- _Aim of the task_
Repeat, exactly and in full, the lines of the listing below, but without any pictures.

- _Supplied data_
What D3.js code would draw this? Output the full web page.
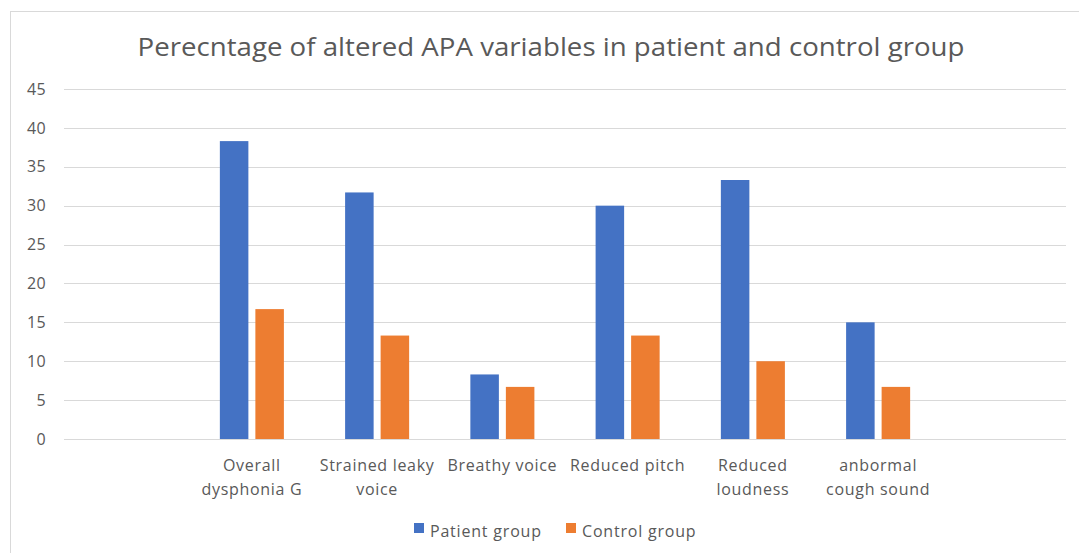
<!DOCTYPE html>
<html>
<head>
<meta charset="utf-8">
<script src="https://cdn.jsdelivr.net/npm/d3@7"></script>
<style>
  html, body { margin: 0; padding: 0; background: #fff; }
  svg { display: block; }
  text { font-family: "Open Sans", "Noto Sans", sans-serif; fill: #595959; }
</style>
</head>
<body>
<svg id="chart" width="1079" height="553"></svg>
<script>
// ---- data ----
const title = "Perecntage of altered APA variables in patient and control group";
const categories = ["", "Overall\ndysphonia G", "Strained leaky\nvoice", "Breathy voice", "Reduced pitch", "Reduced\nloudness", "anbormal\ncough sound", ""];
const seriesNames = ["Patient group", "Control group"];
const patientValues = [null, 38.3, 31.7, 8.3, 30, 33.3, 15, null];
const controlValues = [null, 16.7, 13.3, 6.7, 13.3, 10, 6.7, null];
const yTicks = [0, 5, 10, 15, 20, 25, 30, 35, 40, 45];
const colors = ["#4472C4", "#ED7D31"];

const svg = d3.select("#chart");
const W = 1079, H = 553;
const plot = { left: 64, right: 1066, top: 89, bottom: 439 };

// chart border
svg.append("rect").attr("x", 10.5).attr("y", 11.5).attr("width", W + 20).attr("height", H + 20)
  .attr("fill", "none").attr("stroke", "#D9D9D9").attr("stroke-width", 1);

// title
svg.append("text").attr("x", 551).attr("y", 56).attr("text-anchor", "middle")
  .attr("font-size", 25).attr("textLength", 827).attr("lengthAdjust", "spacingAndGlyphs")
  .text(title);

const x0 = d3.scaleBand().domain(d3.range(categories.length)).range([plot.left, plot.right]).padding(0);
const x1 = d3.scaleBand().domain(seriesNames).range([0, x0.bandwidth()]).paddingInner(0.197).paddingOuter(0.862);
const y = d3.scaleLinear().domain([0, 45]).range([plot.bottom, plot.top]);

// gridlines
svg.append("g").selectAll("line").data(yTicks).join("line")
  .attr("x1", plot.left).attr("x2", plot.right)
  .attr("y1", d => Math.round(y(d)) + 0.5).attr("y2", d => Math.round(y(d)) + 0.5)
  .attr("stroke", "#D9D9D9").attr("stroke-width", 1);

// y axis labels
const yAxis = d3.axisLeft(y).tickValues(yTicks).tickSize(0).tickPadding(0);
const ya = svg.append("g").attr("transform", `translate(${plot.left - 18},0)`).call(yAxis);
ya.select(".domain").remove();
ya.selectAll("text").attr("font-size", 16).attr("fill", "#595959")
  .style("font-family", "'Open Sans', sans-serif").attr("letter-spacing", 0.3);

// bars
const seriesData = [patientValues, controlValues];
seriesData.forEach((vals, si) => {
  svg.append("g").selectAll("rect")
    .data(vals.map((v, i) => ({ v, i })).filter(d => d.v != null))
    .join("rect")
    .attr("x", d => x0(d.i) + x1(seriesNames[si]))
    .attr("width", x1.bandwidth())
    .attr("y", d => y(d.v))
    .attr("height", d => y(0) - y(d.v))
    .attr("fill", colors[si]);
});

// category labels
const cg = svg.append("g");
categories.forEach((c, i) => {
  if (!c) return;
  const lines = c.split("\n");
  const t = cg.append("text").attr("text-anchor", "middle").attr("font-size", 16)
    .attr("letter-spacing", 0.7)
    .attr("x", x0(i) + x0.bandwidth() / 2).attr("y", 471);
  lines.forEach((ln, k) => {
    t.append("tspan").attr("x", x0(i) + x0.bandwidth() / 2).attr("dy", k === 0 ? 0 : 24).text(ln);
  });
});

// legend
const legendX = [414, 566];
seriesNames.forEach((s, i) => {
  svg.append("rect").attr("x", legendX[i]).attr("y", 523).attr("width", 10).attr("height", 10).attr("fill", colors[i]);
  svg.append("text").attr("x", legendX[i] + 16).attr("y", 537).attr("font-size", 16)
    .attr("letter-spacing", 0.8).text(s);
});
</script>
</body>
</html>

- _The output_
What D3.js code would draw this? Output the full web page.
<!DOCTYPE html>
<html>
<head>
<meta charset="utf-8">
<script src="https://cdn.jsdelivr.net/npm/d3@7"></script>
<style>
  html, body { margin: 0; padding: 0; background: #fff; }
  svg { display: block; }
  text { font-family: "Open Sans", "Noto Sans", sans-serif; fill: #595959; }
</style>
</head>
<body>
<svg id="chart" width="1079" height="553"></svg>
<script>
// ---- data ----
const title = "Perecntage of altered APA variables in patient and control group";
const categories = ["", "Overall\ndysphonia G", "Strained leaky\nvoice", "Breathy voice", "Reduced pitch", "Reduced\nloudness", "anbormal\ncough sound", ""];
const seriesNames = ["Patient group", "Control group"];
const patientValues = [null, 38.3, 31.7, 8.3, 30, 33.3, 15, null];
const controlValues = [null, 16.7, 13.3, 6.7, 13.3, 10, 6.7, null];
const yTicks = [0, 5, 10, 15, 20, 25, 30, 35, 40, 45];
const colors = ["#4472C4", "#ED7D31"];

const svg = d3.select("#chart");
const W = 1079, H = 553;
const plot = { left: 64, right: 1066, top: 89, bottom: 439 };

// chart border
svg.append("rect").attr("x", 10.5).attr("y", 11.5).attr("width", W + 20).attr("height", H + 20)
  .attr("fill", "none").attr("stroke", "#D9D9D9").attr("stroke-width", 1);

// title
svg.append("text").attr("x", 551).attr("y", 56).attr("text-anchor", "middle")
  .attr("font-size", 25).attr("textLength", 827).attr("lengthAdjust", "spacingAndGlyphs")
  .text(title);

const x0 = d3.scaleBand().domain(d3.range(categories.length)).range([plot.left, plot.right]).padding(0);
const x1 = d3.scaleBand().domain(seriesNames).range([0, x0.bandwidth()]).paddingInner(0.197).paddingOuter(0.862);
const y = d3.scaleLinear().domain([0, 45]).range([plot.bottom, plot.top]);

// gridlines
svg.append("g").selectAll("line").data(yTicks).join("line")
  .attr("x1", plot.left).attr("x2", plot.right)
  .attr("y1", d => Math.round(y(d)) + 0.5).attr("y2", d => Math.round(y(d)) + 0.5)
  .attr("stroke", "#D9D9D9").attr("stroke-width", 1);

// y axis labels
const yAxis = d3.axisLeft(y).tickValues(yTicks).tickSize(0).tickPadding(0);
const ya = svg.append("g").attr("transform", `translate(${plot.left - 18},0)`).call(yAxis);
ya.select(".domain").remove();
ya.selectAll("text").attr("font-size", 16).attr("fill", "#595959")
  .style("font-family", "'Open Sans', sans-serif").attr("letter-spacing", 0.3);

// bars
const seriesData = [patientValues, controlValues];
seriesData.forEach((vals, si) => {
  svg.append("g").selectAll("rect")
    .data(vals.map((v, i) => ({ v, i })).filter(d => d.v != null))
    .join("rect")
    .attr("x", d => x0(d.i) + x1(seriesNames[si]))
    .attr("width", x1.bandwidth())
    .attr("y", d => y(d.v))
    .attr("height", d => y(0) - y(d.v))
    .attr("fill", colors[si]);
});

// category labels
const cg = svg.append("g");
categories.forEach((c, i) => {
  if (!c) return;
  const lines = c.split("\n");
  const t = cg.append("text").attr("text-anchor", "middle").attr("font-size", 16)
    .attr("letter-spacing", 0.7)
    .attr("x", x0(i) + x0.bandwidth() / 2).attr("y", 471);
  lines.forEach((ln, k) => {
    t.append("tspan").attr("x", x0(i) + x0.bandwidth() / 2).attr("dy", k === 0 ? 0 : 24).text(ln);
  });
});

// legend
const legendX = [414, 566];
seriesNames.forEach((s, i) => {
  svg.append("rect").attr("x", legendX[i]).attr("y", 523).attr("width", 10).attr("height", 10).attr("fill", colors[i]);
  svg.append("text").attr("x", legendX[i] + 16).attr("y", 537).attr("font-size", 16)
    .attr("letter-spacing", 0.8).text(s);
});
</script>
</body>
</html>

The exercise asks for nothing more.